Sábado, 16 de noviembre de 2024

Religión en Libertad

Antonio Beristain y Miguel Vaquero, de la mano, camino del cielo


Estoy seguro que ambos, de la mano, iniciaron su viaje definitivo hacia el destino bueno que Dios quiere para cada hombre y mujer de este mundo.

por F.J. Vaquero Oroquieta

Opinión

El jesuita vasco Antonio Beristain Ipiña ha dejado un importante legado para la posteridad. Sus obras materiales fueron muchas: innumerables libros y artículos, la docencia universitaria, el Instituto Vasco de Criminología que fundó en 1976, su activa participación en diversas entidades internacionales, etc.

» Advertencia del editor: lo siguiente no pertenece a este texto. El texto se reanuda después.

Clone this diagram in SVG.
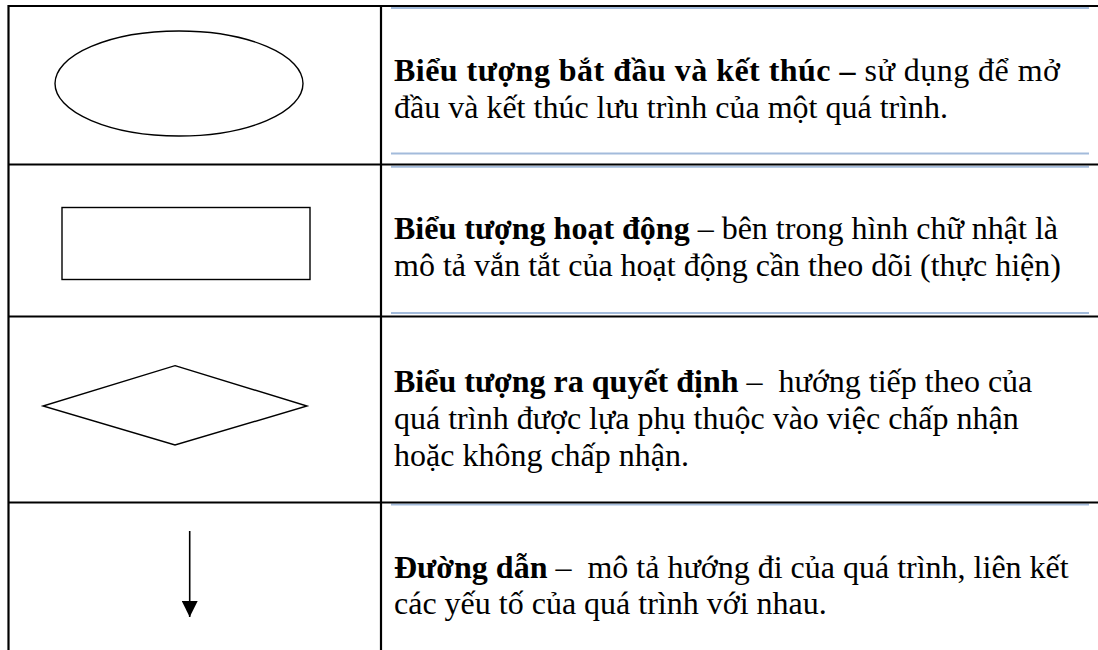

Prueba de ello fueron los numerosos reconocimientos que disfrutó en vida, entre ellos, la creación de dos cátedras universitarias especializadas con su nombre. Tales «éxitos» mundanos se desarrollaron parejos a un insobornable interés por los más necesitados, la defensa incondicional de las víctimas del terrorismo, su feroz crítica al nacionalismo cómplice del anterior… Su personal catolicismo, forjado en la Compañía de Jesús, el característico e inalterable optimismo, su radical independencia, su punto de conquistadora excentricidad, su afectuosa capacidad para la amistad; nos dejan un recuerdo inolvidable a quiénes le conocimos. Fue un modelo de humanidad, y lo sigue siendo: nada menos que 85 años de fértil vitalidad al servicio de los valores humanos.
 
Miguel Vaquero Martínez, por su parte, apenas vivió 17 años. No ha dejado libros ni otras obras materiales tras de sí. El drama familiar que sufrió en primera persona, del que fue principal víctima, y unas secuelas que todavía no han cesado, lo fueron destruyendo interiormente. Y, mientras tanto, su pronunciada bondad natural se fue retrayendo ante el impacto sucesivo de injustas agresiones y, lo que puede ser peor, la inhibición de quiénes debieran haberlo protegido.
 
Pudiera parecer que ambos no tenían nada en común. Vasco el primero, maño el segundo. Jesuita de fecunda vida, Antonio; estudiante de bachillerato sin reconocimiento alguno, Miguel. Pero, si miramos más allá de las apariencias de este mundo relativista que pretende imponer el olvido del profundo sentido de la realidad, no eran pocas las cosas que les unían.
 
Una acentuadísima sensibilidad humana. Su similar sentido del humor, socarrón y alegre. El común interés por los más débiles. Una mirada al mundo desde la cosmovisión católica. Análoga bondad de espíritu. Inagotable curiosidad. Su feroz capacidad crítica.
 
Si Antonio se ha ganado el cielo desde la fecundidad, Miguel lo ha hecho desde el sufrimiento moral, magnificado por la cruel agonía física que sufrió en su última semana de vida.
 
Ambos llegaron a conocerse, fugazmente, una calurosa mañana de agosto de 2005, allá, en la sede donostiarra del Instituto Vasco de Criminología.
 
Y, cosas del destino, un libro sobre terrorismo, que todavía no ha visto la luz, también les une: dedicado a la memoria de Miguel, su inédito y póstumo prólogo está escrito por Antonio.
 
No creo en las casualidades. Quiero creer que la Providencia nos proporciona signos, de diverso rango y capacidad salvífica, para guiarnos en esta vida. Por ello, el hecho de que fallecieran el mismo día, el pasado 29 de diciembre de 2009, me proporciona algo de paz. Estoy seguro que ambos, de la mano, iniciaron su viaje definitivo hacia el destino bueno que Dios quiere para cada hombre y mujer de este mundo. Se habrán reconocido, y en plenitud de sentido e inteligencia, sus capacidades se habrán complementado hacia la total perfección. De haber coincidido más veces en esta vida terrenal, habrían sido muy buenos amigos… Ahora lo serán para toda la eternidad.
 
Pero no puedo evitar que una nostalgia infinita me envuelva: por los días y horas que ya no podré compartir con ambos en lo que me resta de vida. ¡Fueron tantas las horas de conversación que, al menos para mí, traslucían destellos de eternidad en este valle de lágrimas, las cuáles ahora apenas me permiten escribir!
 
Miguel, hijo de mi alma. Antonio, maestro. Os necesito. Os echo de menos. No me olvidéis.